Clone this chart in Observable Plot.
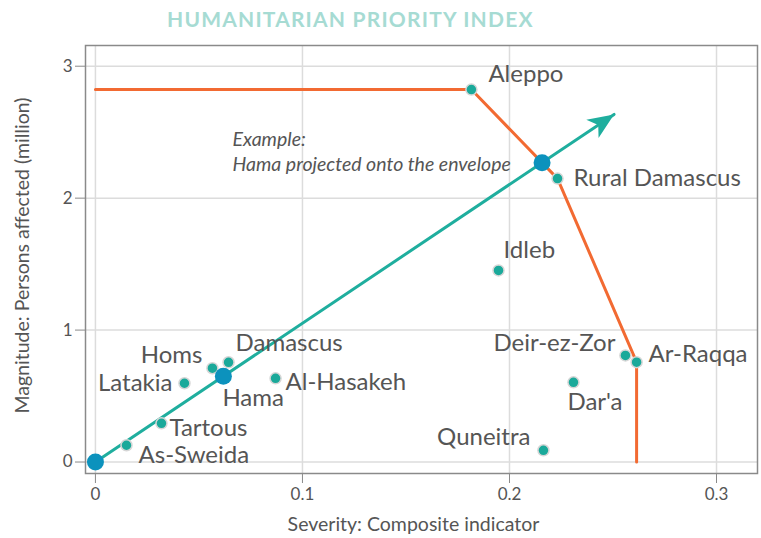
<!DOCTYPE html>
<html>
<head>
<meta charset="utf-8">
<script src="https://cdn.jsdelivr.net/npm/d3@7"></script>
<script src="https://cdn.jsdelivr.net/npm/@observablehq/plot@0.6"></script>
<style>
  html, body { margin: 0; padding: 0; background: #fff; }
  #title { height: 36px; line-height: 38px; padding-left: 167px; font-family: Lato, sans-serif; font-weight: 700; font-size: 21px; letter-spacing: 1.2px; color: #a6dbd3; white-space: nowrap; }
  svg { display: block; }
</style>
</head>
<body>
<div id="title">HUMANITARIAN PRIORITY INDEX</div>
<div id="chart"></div>
<script>
// ---- data ----
const regions   = ["Aleppo", "Rural Damascus", "Idleb", "Deir-ez-Zor", "Ar-Raqqa", "Dar'a", "Quneitra", "Al-Hasakeh", "Damascus", "Homs", "Hama", "Latakia", "Tartous", "As-Sweida"];
const severity  = [0.1816, 0.2232, 0.1947, 0.2560, 0.2614, 0.2309, 0.2164, 0.0870, 0.0643, 0.0565, 0.0618, 0.0430, 0.0319, 0.0150];
const magnitude = [2.823, 2.148, 1.452, 0.808, 0.757, 0.604, 0.089, 0.634, 0.756, 0.711, 0.650, 0.597, 0.293, 0.127];
const envelopeRegions = ["Aleppo", "Rural Damascus", "Ar-Raqqa"];
const exampleRegion = "Hama";
const rayEndSeverity = 0.2505;
const xTicks = [0, 0.1, 0.2, 0.3];
const yTicks = [0, 1, 2, 3];
const xLabel = "Severity: Composite indicator";
const yLabel = "Magnitude: Persons affected (million)";
const noteText = "Example:\nHama projected onto the envelope";
const noteSeverity = 0.0662;
const noteMagnitude = 2.36;

// label placement (layout only)
const labelLayout = {
  "Aleppo":         {anchor: "start", dx: 17,  dy: -15},
  "Rural Damascus": {anchor: "start", dx: 16,  dy: 0},
  "Idleb":          {anchor: "start", dx: 5,   dy: -20},
  "Deir-ez-Zor":    {anchor: "end",   dx: -10, dy: -12},
  "Ar-Raqqa":       {anchor: "start", dx: 12,  dy: -8},
  "Dar'a":          {anchor: "start", dx: -6,  dy: 20},
  "Quneitra":       {anchor: "end",   dx: -13, dy: -13},
  "Al-Hasakeh":     {anchor: "start", dx: 10,  dy: 4},
  "Damascus":       {anchor: "start", dx: 7,   dy: -19},
  "Homs":           {anchor: "end",   dx: -10, dy: -13},
  "Hama":           {anchor: "start", dx: -1,  dy: 22},
  "Latakia":        {anchor: "end",   dx: -12, dy: 0},
  "Tartous":        {anchor: "start", dx: 8,   dy: 5},
  "As-Sweida":      {anchor: "start", dx: 12,  dy: 10}
};

// ---- derived tables ----
const points = regions.map((r, i) => ({region: r, x: severity[i], y: magnitude[i]}));
const byName = new Map(points.map(d => [d.region, d]));
const env = envelopeRegions.map(r => byName.get(r));
const envelope = [{x: 0, y: env[0].y}, ...env, {x: env[env.length - 1].x, y: 0}];
const ex = byName.get(exampleRegion);
const k = ex.y / ex.x;
// intersection of the ray y = k x with the envelope
let proj = null;
for (let i = 0; i < envelope.length - 1 && !proj; i++) {
  const a = envelope[i], b = envelope[i + 1];
  const t = (k * a.x - a.y) / ((b.y - a.y) - k * (b.x - a.x));
  if (t >= 0 && t <= 1) proj = {x: a.x + t * (b.x - a.x), y: a.y + t * (b.y - a.y)};
}
const ray = [{x: 0, y: 0}, {x: rayEndSeverity, y: k * rayEndSeverity}];
const bluePoints = [{x: 0, y: 0}, ex, proj];
const tealPoints = points.filter(d => d.region !== exampleRegion);

const TEAL = "#1aa99a", RAY = "#1fae9e", BLUE = "#0c92bd", ORANGE = "#f26a32", TEXT = "#555";
const FONT = "Lato, sans-serif";

function arrowHead(color) {
  const ns = "http://www.w3.org/2000/svg";
  const m = document.createElementNS(ns, "marker");
  m.setAttribute("viewBox", "-27 -12 28 24");
  m.setAttribute("markerWidth", 28);
  m.setAttribute("markerHeight", 24);
  m.setAttribute("refX", 0);
  m.setAttribute("refY", 0);
  m.setAttribute("orient", "auto");
  m.setAttribute("markerUnits", "userSpaceOnUse");
  const p = document.createElementNS(ns, "path");
  p.setAttribute("d", "M0,0L-26,-11L-19,0L-26,11Z");
  p.setAttribute("fill", color);
  p.setAttribute("stroke", "none");
  m.appendChild(p);
  return m;
}

const labelMarks = points.map(d => {
  const L = labelLayout[d.region];
  return Plot.text([d], {x: "x", y: "y", text: "region", textAnchor: L.anchor, dx: L.dx, dy: L.dy,
    fill: TEXT, fontSize: 24, fontFamily: FONT});
});

const chart = Plot.plot({
  width: 761,
  height: 502,
  marginLeft: 85,
  marginRight: 4,
  marginTop: 9,
  marginBottom: 65,
  style: {fontFamily: FONT, color: TEXT, background: "#fff"},
  x: {domain: [-0.0048, 0.3198]},
  y: {domain: [-0.087, 3.157]},
  marks: [
    Plot.gridX(xTicks, {stroke: "#dcdcdc", strokeOpacity: 1, strokeWidth: 1.5}),
    Plot.gridY(yTicks, {stroke: "#dcdcdc", strokeOpacity: 1, strokeWidth: 1.5}),
    Plot.frame({stroke: "#8a8a8a", strokeWidth: 1.5}),
    Plot.axisX(xTicks, {tickSize: 10, tickPadding: 4, fontSize: 17, stroke: "#8a8a8a", fill: TEXT,
      tickFormat: d => d === 0 ? "0" : d3.format(".1f")(d), label: null}),
    Plot.axisY(yTicks, {tickSize: 10, tickPadding: 3, fontSize: 17, stroke: "#8a8a8a", fill: TEXT,
      tickFormat: d3.format("d"), label: null}),
    Plot.text([xLabel], {frameAnchor: "bottom", textAnchor: "middle", lineAnchor: "middle", dx: -8, dy: 51,
      fontSize: 19.5, fill: TEXT, fontFamily: FONT}),
    Plot.text([yLabel], {frameAnchor: "left", textAnchor: "middle", lineAnchor: "middle", rotate: -90, dx: -63, dy: -4,
      fontSize: 19.5, fill: TEXT, fontFamily: FONT}),
    Plot.line(envelope, {x: "x", y: "y", stroke: ORANGE, strokeWidth: 3}),
    Plot.line(ray, {x: "x", y: "y", stroke: RAY, strokeWidth: 3, markerEnd: arrowHead}),
    Plot.dot(tealPoints, {x: "x", y: "y", r: 5.5, fill: TEAL, stroke: "#d6d6d6", strokeWidth: 1.5}),
    Plot.dot(bluePoints, {x: "x", y: "y", r: 8.5, fill: BLUE}),
    ...labelMarks,
    Plot.text([{x: noteSeverity, y: noteMagnitude, t: noteText}], {x: "x", y: "y", text: "t", textAnchor: "start",
      lineAnchor: "middle", lineHeight: 1.3, fontStyle: "italic", fontSize: 19.5, fill: TEXT, fontFamily: FONT})
  ]
});
document.getElementById("chart").appendChild(chart);
</script>
</body>
</html>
§
Quote, please, every line of the material above from its start through the line that has "const noteMagnitude = 2.36;", reproducing the words exactly and dropping any images.

Clone this chart in Observable Plot.
<!DOCTYPE html>
<html>
<head>
<meta charset="utf-8">
<script src="https://cdn.jsdelivr.net/npm/d3@7"></script>
<script src="https://cdn.jsdelivr.net/npm/@observablehq/plot@0.6"></script>
<style>
  html, body { margin: 0; padding: 0; background: #fff; }
  #title { height: 36px; line-height: 38px; padding-left: 167px; font-family: Lato, sans-serif; font-weight: 700; font-size: 21px; letter-spacing: 1.2px; color: #a6dbd3; white-space: nowrap; }
  svg { display: block; }
</style>
</head>
<body>
<div id="title">HUMANITARIAN PRIORITY INDEX</div>
<div id="chart"></div>
<script>
// ---- data ----
const regions   = ["Aleppo", "Rural Damascus", "Idleb", "Deir-ez-Zor", "Ar-Raqqa", "Dar'a", "Quneitra", "Al-Hasakeh", "Damascus", "Homs", "Hama", "Latakia", "Tartous", "As-Sweida"];
const severity  = [0.1816, 0.2232, 0.1947, 0.2560, 0.2614, 0.2309, 0.2164, 0.0870, 0.0643, 0.0565, 0.0618, 0.0430, 0.0319, 0.0150];
const magnitude = [2.823, 2.148, 1.452, 0.808, 0.757, 0.604, 0.089, 0.634, 0.756, 0.711, 0.650, 0.597, 0.293, 0.127];
const envelopeRegions = ["Aleppo", "Rural Damascus", "Ar-Raqqa"];
const exampleRegion = "Hama";
const rayEndSeverity = 0.2505;
const xTicks = [0, 0.1, 0.2, 0.3];
const yTicks = [0, 1, 2, 3];
const xLabel = "Severity: Composite indicator";
const yLabel = "Magnitude: Persons affected (million)";
const noteText = "Example:\nHama projected onto the envelope";
const noteSeverity = 0.0662;
const noteMagnitude = 2.36;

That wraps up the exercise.